The triangular numbers

\[T_n = \sum_{i=1}^n i, \text{for }n>0\]

have the generally known closed form

\[T_n = \frac{1}{2}n(n+1)\]

This can be easily proven by induction or young Gauss’s regrouping of terms.

Calculating some sums, I found another way using the sum of the squares. Even though I haven’t found it on the web yet, it is probably well-known.


We look at the sum of squares

\[S = \sum_{i=0}^{n+1} i^2\]

On the one hand, we can remove the last term from the series:

\[S = (n+1)^2 + \sum_{i=0}^n i^2\]

On the other hand, we can remove the first term and shift indices:

\[\begin{aligned} S &= 0 + \sum_{i=1}^{n+1} i^2 = \sum_{i=0}^n (i+1)^2 \\ &= \sum_{i=0}^n (i^2+2i+1) = \sum_{i=0}^n i^2+\sum_{i=0}^n 2i+\sum_{i=0}^n 1 \\ &= \sum_{i=0}^n i^2 + 2\sum_{i=0}^n i + (n+1) \end{aligned}\]

Equating both sides we get

\[\begin{aligned} &(n+1)^2 + \sum_{i=0}^n i^2 = \sum_{i=0}^n i^2 + 2\sum_{i=0}^n i + (n+1) \\ \Leftrightarrow &(n+1)^2 = n+1+ 2\sum_{i=0}^n i \\ \Leftrightarrow &2\sum_{i=0}^n i = (n+1)^2-(n+1) = n(n+1) \\ \Leftrightarrow &\sum_{i=0}^n i = \sum_{i=1}^n i = \frac{1}{2}n(n+1) \end{aligned}\]


Some thoughts

This is kind of similar to the proof by telescoping series. A similar idea to remove the first and last element of a series is often used to calculate the partial sums of the geometric series.

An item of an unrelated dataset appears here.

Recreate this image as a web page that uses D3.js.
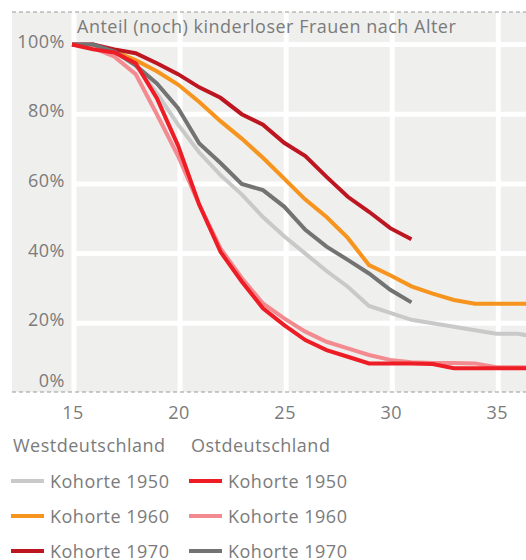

This proof does not give as much insight as Gauss’s proof, but it is relatively easy for a proof by manipulation of sums. It also generalizes to the sum of $i^k$ for $k \in \mathbb{N}$ by always using the sum of $i^{k+1}$ and the binomic expansion of $(i+1)^{k+1}$.